What's hard is real trust and knowing. Of seeing and respecting someone fully without the distractions and delusions of sex. Of cultivating love, whether romantic or not, and seeing what develops over the years. Watching your feelings, and listening to yourself; seeing what parts of you desire, what parts ache for what, what needs are not being fulfilled, and then learning to fill them yourself.
All of these meditations have led to some large change in my life and relationships over the past couple of weeks. I realize that I need time. To stand quietly inside of myself and be in a state of wonder and bliss in my own life that I have built for myself. Good sex? No problem. I can cultivate that easily. But perhaps it's time that I cultivate a different kind of relationship in my life, both with myself, and with my 'lovers'.
My poly has been drastically different than many people's. I have had incredible love affairs with people that to most, look like friendship. They are not. They are something richer and deeper, and while the love that is shared simply doesn't cross over into stereotypically sexual realms there is an undeniable intimacy that friends just don't share. Four times in my life I have had non-sexual relationships that lasted over two years. Sleeping in the same bed, trading massages, having baths together without touching, celebrating birthdays, meeting each other's families and close friends, almost buying property together in one case..... they are unconventional ways of sharing love, and because of either an absence of desire, trauma in the other from sexual abuse, or a lack of permission to pursue sexual love, they largely looked platonic to the outside eye. For me, it is about the loving. The sex is almost something different to me, and it makes me wonder if I should even mix the two again until I find someone that I really feel can synthesize both parts of my heart.
I love this time in my life. The feeling of having arrived fully into self. Independent, confident and joyful, full of acceptance and excitement. Fitter than I have ever been, centered and happy, enjoying my friends, family, work and leisure time all equally. My greenhouse is filled with growing things, my home well looked after, my dog deliriously content with life. Road trips and a fun trip to New York planned, weekends away with friends, camping trips, hikes, runs and fitness dates lined up. Going to the city for shows and dinners, attending art exhibitions and going dancing. I am truly and absolutely in love with my life, and the work I am doing with counsellors has gotten me to a place of radical self-forgiveness and acceptance and in turn, the same feelings extend out into every portion of my life. It's not that life is without its challenges, or that there are not emotional times; it's that I have a deeper sense of internal strength and peace than ever before in my life, and it is coloring everything with a simplicity that I lacked previously.

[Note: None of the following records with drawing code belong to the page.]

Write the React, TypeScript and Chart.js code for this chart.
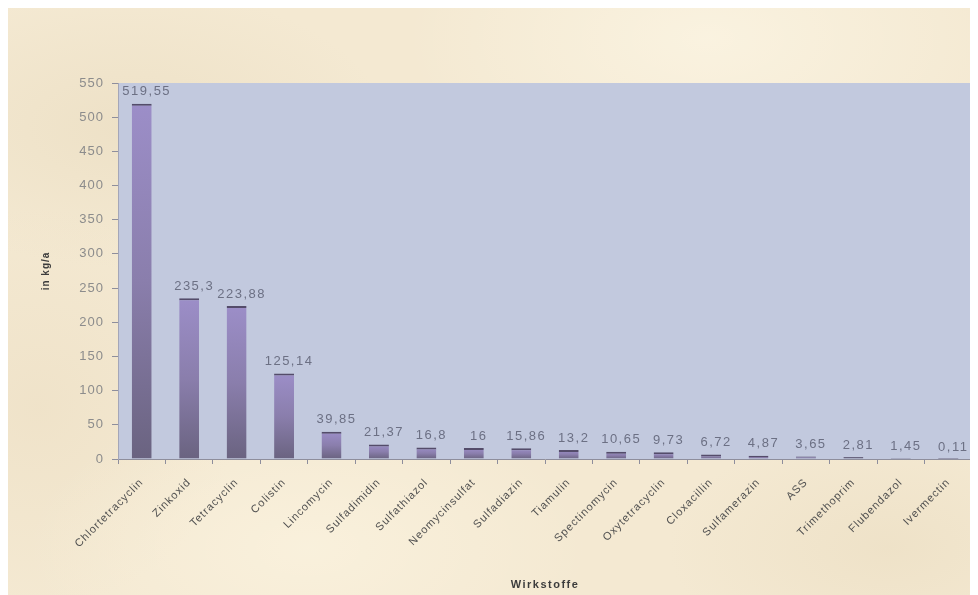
import React, { useEffect, useRef } from "react";
import { Chart, registerables } from "chart.js";

Chart.register(...registerables);

// Wirkstoffe und Mengen (kg/a)
const categories: string[] = [
  "Chlortetracyclin",
  "Zinkoxid",
  "Tetracyclin",
  "Colistin",
  "Lincomycin",
  "Sulfadimidin",
  "Sulfathiazol",
  "Neomycinsulfat",
  "Sulfadiazin",
  "Tiamulin",
  "Spectinomycin",
  "Oxytetracyclin",
  "Cloxacillin",
  "Sulfamerazin",
  "ASS",
  "Trimethoprim",
  "Flubendazol",
  "Ivermectin",
];

const amounts: number[] = [
  519.55, 235.3, 223.88, 125.14, 39.85, 21.37, 16.8, 16, 15.86, 13.2, 10.65,
  9.73, 6.72, 4.87, 3.65, 2.81, 1.45, 0.11,
];

const yTicks: number[] = [0, 50, 100, 150, 200, 250, 300, 350, 400, 450, 500, 550];

const yTitle = "in kg/a";
const xTitle = "Wirkstoffe";

const FONT = "'Liberation Sans', Arial, sans-serif";

const formatDe = (v: number) => String(v).replace(".", ",");

const plotBackground = {
  id: "plotBackground",
  beforeDraw(chart: any) {
    const { ctx, chartArea } = chart;
    ctx.letterSpacing = "1px";
    ctx.save();
    ctx.fillStyle = "#c2c9de";
    ctx.fillRect(
      chartArea.left,
      chartArea.top,
      chartArea.right - chartArea.left,
      chartArea.bottom - chartArea.top
    );
    ctx.restore();
  },
};

const valueLabels = {
  id: "valueLabels",
  afterDatasetsDraw(chart: any) {
    const { ctx } = chart;
    const meta = chart.getDatasetMeta(0);
    const data = chart.data.datasets[0].data as number[];
    ctx.save();
    ctx.letterSpacing = "1.5px";
    ctx.font = `13px ${FONT}`;
    ctx.fillStyle = "#6c7084";
    ctx.textAlign = "center";
    ctx.textBaseline = "middle";
    meta.data.forEach((bar: any, i: number) => {
      ctx.fillText(formatDe(data[i]), bar.x + 5, bar.y - 12);
    });
    ctx.restore();
  },
};

const axisTitles = {
  id: "axisTitles",
  afterDraw(chart: any) {
    const { ctx, chartArea } = chart;
    ctx.save();
    ctx.fillStyle = "#3c3c3c";
    ctx.textAlign = "center";
    ctx.textBaseline = "middle";
    ctx.letterSpacing = "1.5px";
    ctx.font = `bold 11px ${FONT}`;
    ctx.fillText(xTitle, (chartArea.left + chartArea.right) / 2, 577);
    ctx.translate(38, (chartArea.top + chartArea.bottom) / 2);
    ctx.rotate(-Math.PI / 2);
    ctx.letterSpacing = "1px";
    ctx.font = `bold 10px ${FONT}`;
    ctx.fillText(yTitle, 0, 0);
    ctx.restore();
  },
};

export default function App() {
  const canvasRef = useRef<HTMLCanvasElement | null>(null);

  useEffect(() => {
    if (!canvasRef.current) return;

    const barFill = (c: any) => {
      const chart = c.chart;
      const y = chart.scales?.y;
      if (!y || c.type !== "data") return "#8a7cae";
      const top = y.getPixelForValue(c.raw);
      const base = y.getPixelForValue(0);
      if (!isFinite(top) || !isFinite(base) || base - top < 2) return "#5e5872";
      const g = chart.ctx.createLinearGradient(0, top, 0, base);
      g.addColorStop(0, "#9c8ec8");
      g.addColorStop(0.5, "#8a7eac");
      g.addColorStop(1, "#6a6380");
      return g;
    };

    const chart = new Chart(canvasRef.current, {
      type: "bar",
      data: {
        labels: categories,
        datasets: [
          {
            data: amounts,
            backgroundColor: barFill,
            borderColor: "#544c6a",
            borderWidth: { top: 2, left: 0, right: 0, bottom: 0 },
            borderSkipped: "bottom",
            barPercentage: 0.42,
            categoryPercentage: 1,
          },
        ],
      },
      options: {
        animation: false,
        responsive: false,
        layout: { padding: { top: 75, right: 6, left: 0, bottom: 0 } },
        plugins: {
          legend: { display: false },
          tooltip: { enabled: false },
        },
        scales: {
          x: {
            offset: true,
            grid: {
              offset: true,
              drawOnChartArea: false,
              drawTicks: true,
              tickLength: 5,
              color: "#8e8e9c",
            },
            border: { display: true, color: "#8e8e9c" },
            ticks: {
              minRotation: 45,
              maxRotation: 45,
              autoSkip: false,
              padding: 12,
              color: "#505050",
              font: { family: FONT, size: 11 },
            },
            afterFit: (s: any) => {
              s.height = 136;
            },
          },
          y: {
            min: 0,
            max: 550,
            afterBuildTicks: (s: any) => {
              s.ticks = yTicks.map((v) => ({ value: v }));
            },
            grid: {
              drawOnChartArea: false,
              drawTicks: true,
              tickLength: 6,
              color: "#8e8e9c",
            },
            border: { display: true, color: "#a4a6b8" },
            ticks: {
              padding: 8,
              color: "#8c8c8c",
              font: { family: FONT, size: 13 },
            },
            afterFit: (s: any) => {
              s.width = 110;
            },
          },
        },
      },
      plugins: [plotBackground, valueLabels, axisTitles],
    });

    return () => chart.destroy();
  }, []);

  return (
    <div
      style={{
        width: 970,
        height: 587,
        background:
          "radial-gradient(ellipse 260px 140px at 120px 120px, rgba(222,206,172,0.3), transparent)," +
          "radial-gradient(ellipse 300px 160px at 700px 30px, rgba(255,250,235,0.55), transparent)," +
          "radial-gradient(ellipse 220px 120px at 880px 540px, rgba(222,205,170,0.25), transparent)," +
          "radial-gradient(ellipse 280px 150px at 300px 540px, rgba(255,248,230,0.5), transparent)," +
          "radial-gradient(ellipse 200px 200px at 30px 400px, rgba(226,208,175,0.25), transparent)," +
          "#f4e9d2",
      }}
    >
      <canvas ref={canvasRef} width={970} height={587} style={{ display: "block" }} />
    </div>
  );
}
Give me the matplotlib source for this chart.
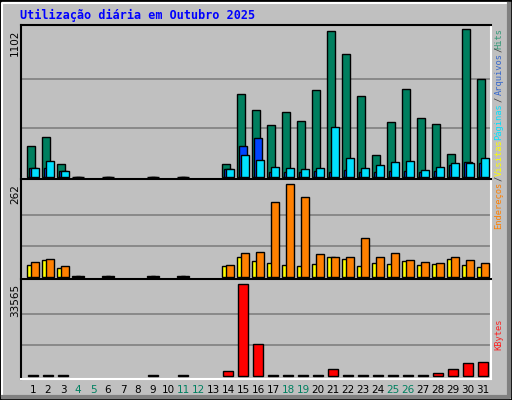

Today is CBT with my new therapist, then a BBQ with an ex girlfriend, followed by a chill night with Cereb. He has a massive responsibility at work today that effects an entire region of people, and I intend on making him delicious food and unwinding in the hot tub with him - he handles pressure beautifully in many ways, but I can see it hold him tightly from time to time. He is perfect at what he does. And I mean perfect. His brain is one in forty-nine million when it comes to IQ, and it leaves me panting with happiness and wonder when we rip into the meat of life together in conversation.
Hoping everyone has a great weekend!